* START Material provided *
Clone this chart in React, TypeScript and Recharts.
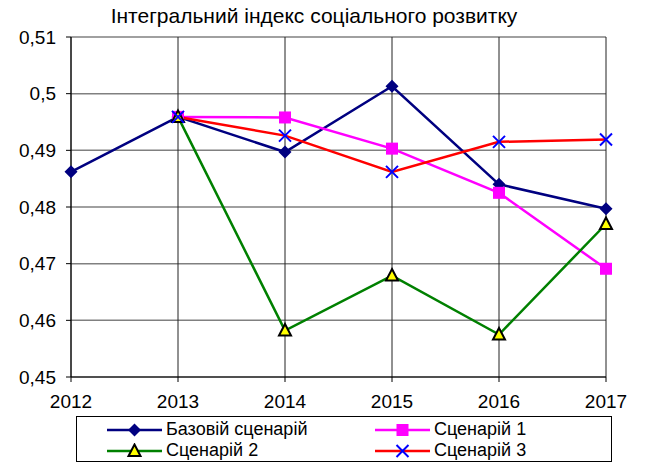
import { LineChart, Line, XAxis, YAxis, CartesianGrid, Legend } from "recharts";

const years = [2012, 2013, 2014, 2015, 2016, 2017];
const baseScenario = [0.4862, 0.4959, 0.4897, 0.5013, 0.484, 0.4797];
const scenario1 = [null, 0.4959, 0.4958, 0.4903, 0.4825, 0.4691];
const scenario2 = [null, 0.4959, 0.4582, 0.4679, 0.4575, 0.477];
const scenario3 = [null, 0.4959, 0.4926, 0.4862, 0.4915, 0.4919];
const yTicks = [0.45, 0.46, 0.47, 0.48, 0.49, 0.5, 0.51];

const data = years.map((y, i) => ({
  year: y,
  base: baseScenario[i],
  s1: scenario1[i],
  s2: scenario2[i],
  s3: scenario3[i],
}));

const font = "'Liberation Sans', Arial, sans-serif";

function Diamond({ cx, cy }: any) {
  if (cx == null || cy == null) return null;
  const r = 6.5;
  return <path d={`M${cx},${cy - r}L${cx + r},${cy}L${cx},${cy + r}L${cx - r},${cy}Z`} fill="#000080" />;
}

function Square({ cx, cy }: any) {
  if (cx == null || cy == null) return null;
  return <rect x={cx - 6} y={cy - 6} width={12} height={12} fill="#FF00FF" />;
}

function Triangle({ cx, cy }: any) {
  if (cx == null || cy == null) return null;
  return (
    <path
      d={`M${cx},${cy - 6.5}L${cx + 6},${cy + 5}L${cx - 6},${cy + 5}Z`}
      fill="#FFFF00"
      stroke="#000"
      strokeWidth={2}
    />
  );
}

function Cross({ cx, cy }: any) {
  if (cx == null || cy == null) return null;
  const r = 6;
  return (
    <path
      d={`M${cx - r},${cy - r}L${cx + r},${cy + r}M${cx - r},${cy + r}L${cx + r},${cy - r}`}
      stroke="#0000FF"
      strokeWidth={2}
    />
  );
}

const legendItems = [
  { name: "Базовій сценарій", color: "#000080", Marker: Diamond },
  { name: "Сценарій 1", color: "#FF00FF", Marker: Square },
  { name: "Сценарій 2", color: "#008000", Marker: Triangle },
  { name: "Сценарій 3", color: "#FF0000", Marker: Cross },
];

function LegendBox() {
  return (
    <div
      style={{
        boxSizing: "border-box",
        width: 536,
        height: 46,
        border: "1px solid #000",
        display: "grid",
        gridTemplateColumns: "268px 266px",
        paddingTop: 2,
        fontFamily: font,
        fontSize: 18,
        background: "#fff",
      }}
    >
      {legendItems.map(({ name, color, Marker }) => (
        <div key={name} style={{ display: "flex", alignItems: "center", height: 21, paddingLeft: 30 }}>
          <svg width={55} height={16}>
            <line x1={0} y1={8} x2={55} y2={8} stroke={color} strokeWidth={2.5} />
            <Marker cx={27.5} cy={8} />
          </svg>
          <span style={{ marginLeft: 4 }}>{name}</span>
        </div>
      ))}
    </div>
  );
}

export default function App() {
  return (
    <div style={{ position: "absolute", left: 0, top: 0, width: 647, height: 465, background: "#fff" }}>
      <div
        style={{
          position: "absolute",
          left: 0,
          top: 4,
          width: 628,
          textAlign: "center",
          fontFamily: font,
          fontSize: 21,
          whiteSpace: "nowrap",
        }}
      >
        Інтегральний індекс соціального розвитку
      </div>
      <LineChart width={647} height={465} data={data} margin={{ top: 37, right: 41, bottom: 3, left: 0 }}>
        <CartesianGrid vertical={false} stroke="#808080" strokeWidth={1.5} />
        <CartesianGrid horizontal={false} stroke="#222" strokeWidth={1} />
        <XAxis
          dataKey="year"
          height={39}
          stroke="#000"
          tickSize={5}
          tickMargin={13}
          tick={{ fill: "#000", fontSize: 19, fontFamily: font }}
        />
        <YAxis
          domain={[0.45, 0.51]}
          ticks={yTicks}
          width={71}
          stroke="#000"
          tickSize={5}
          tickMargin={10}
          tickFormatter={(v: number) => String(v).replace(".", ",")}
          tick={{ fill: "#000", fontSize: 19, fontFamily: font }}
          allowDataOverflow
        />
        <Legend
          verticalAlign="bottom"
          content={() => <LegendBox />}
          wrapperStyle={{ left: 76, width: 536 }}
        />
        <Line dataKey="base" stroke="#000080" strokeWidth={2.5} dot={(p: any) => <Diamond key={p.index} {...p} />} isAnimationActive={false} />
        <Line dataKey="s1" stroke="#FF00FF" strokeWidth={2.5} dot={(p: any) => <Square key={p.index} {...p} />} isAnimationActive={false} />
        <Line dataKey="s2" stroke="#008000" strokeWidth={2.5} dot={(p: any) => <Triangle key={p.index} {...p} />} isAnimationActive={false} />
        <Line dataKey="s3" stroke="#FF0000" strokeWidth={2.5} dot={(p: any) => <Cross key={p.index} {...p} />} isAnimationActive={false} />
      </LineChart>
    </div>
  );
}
* END Material provided *
Aim of the task - The listing above must be printed again exactly, minus its pictures.

Response -
Clone this chart in React, TypeScript and Recharts.
import { LineChart, Line, XAxis, YAxis, CartesianGrid, Legend } from "recharts";

const years = [2012, 2013, 2014, 2015, 2016, 2017];
const baseScenario = [0.4862, 0.4959, 0.4897, 0.5013, 0.484, 0.4797];
const scenario1 = [null, 0.4959, 0.4958, 0.4903, 0.4825, 0.4691];
const scenario2 = [null, 0.4959, 0.4582, 0.4679, 0.4575, 0.477];
const scenario3 = [null, 0.4959, 0.4926, 0.4862, 0.4915, 0.4919];
const yTicks = [0.45, 0.46, 0.47, 0.48, 0.49, 0.5, 0.51];

const data = years.map((y, i) => ({
  year: y,
  base: baseScenario[i],
  s1: scenario1[i],
  s2: scenario2[i],
  s3: scenario3[i],
}));

const font = "'Liberation Sans', Arial, sans-serif";

function Diamond({ cx, cy }: any) {
  if (cx == null || cy == null) return null;
  const r = 6.5;
  return <path d={`M${cx},${cy - r}L${cx + r},${cy}L${cx},${cy + r}L${cx - r},${cy}Z`} fill="#000080" />;
}

function Square({ cx, cy }: any) {
  if (cx == null || cy == null) return null;
  return <rect x={cx - 6} y={cy - 6} width={12} height={12} fill="#FF00FF" />;
}

function Triangle({ cx, cy }: any) {
  if (cx == null || cy == null) return null;
  return (
    <path
      d={`M${cx},${cy - 6.5}L${cx + 6},${cy + 5}L${cx - 6},${cy + 5}Z`}
      fill="#FFFF00"
      stroke="#000"
      strokeWidth={2}
    />
  );
}

function Cross({ cx, cy }: any) {
  if (cx == null || cy == null) return null;
  const r = 6;
  return (
    <path
      d={`M${cx - r},${cy - r}L${cx + r},${cy + r}M${cx - r},${cy + r}L${cx + r},${cy - r}`}
      stroke="#0000FF"
      strokeWidth={2}
    />
  );
}

const legendItems = [
  { name: "Базовій сценарій", color: "#000080", Marker: Diamond },
  { name: "Сценарій 1", color: "#FF00FF", Marker: Square },
  { name: "Сценарій 2", color: "#008000", Marker: Triangle },
  { name: "Сценарій 3", color: "#FF0000", Marker: Cross },
];

function LegendBox() {
  return (
    <div
      style={{
        boxSizing: "border-box",
        width: 536,
        height: 46,
        border: "1px solid #000",
        display: "grid",
        gridTemplateColumns: "268px 266px",
        paddingTop: 2,
        fontFamily: font,
        fontSize: 18,
        background: "#fff",
      }}
    >
      {legendItems.map(({ name, color, Marker }) => (
        <div key={name} style={{ display: "flex", alignItems: "center", height: 21, paddingLeft: 30 }}>
          <svg width={55} height={16}>
            <line x1={0} y1={8} x2={55} y2={8} stroke={color} strokeWidth={2.5} />
            <Marker cx={27.5} cy={8} />
          </svg>
          <span style={{ marginLeft: 4 }}>{name}</span>
        </div>
      ))}
    </div>
  );
}

export default function App() {
  return (
    <div style={{ position: "absolute", left: 0, top: 0, width: 647, height: 465, background: "#fff" }}>
      <div
        style={{
          position: "absolute",
          left: 0,
          top: 4,
          width: 628,
          textAlign: "center",
          fontFamily: font,
          fontSize: 21,
          whiteSpace: "nowrap",
        }}
      >
        Інтегральний індекс соціального розвитку
      </div>
      <LineChart width={647} height={465} data={data} margin={{ top: 37, right: 41, bottom: 3, left: 0 }}>
        <CartesianGrid vertical={false} stroke="#808080" strokeWidth={1.5} />
        <CartesianGrid horizontal={false} stroke="#222" strokeWidth={1} />
        <XAxis
          dataKey="year"
          height={39}
          stroke="#000"
          tickSize={5}
          tickMargin={13}
          tick={{ fill: "#000", fontSize: 19, fontFamily: font }}
        />
        <YAxis
          domain={[0.45, 0.51]}
          ticks={yTicks}
          width={71}
          stroke="#000"
          tickSize={5}
          tickMargin={10}
          tickFormatter={(v: number) => String(v).replace(".", ",")}
          tick={{ fill: "#000", fontSize: 19, fontFamily: font }}
          allowDataOverflow
        />
        <Legend
          verticalAlign="bottom"
          content={() => <LegendBox />}
          wrapperStyle={{ left: 76, width: 536 }}
        />
        <Line dataKey="base" stroke="#000080" strokeWidth={2.5} dot={(p: any) => <Diamond key={p.index} {...p} />} isAnimationActive={false} />
        <Line dataKey="s1" stroke="#FF00FF" strokeWidth={2.5} dot={(p: any) => <Square key={p.index} {...p} />} isAnimationActive={false} />
        <Line dataKey="s2" stroke="#008000" strokeWidth={2.5} dot={(p: any) => <Triangle key={p.index} {...p} />} isAnimationActive={false} />
        <Line dataKey="s3" stroke="#FF0000" strokeWidth={2.5} dot={(p: any) => <Cross key={p.index} {...p} />} isAnimationActive={false} />
      </LineChart>
    </div>
  );
}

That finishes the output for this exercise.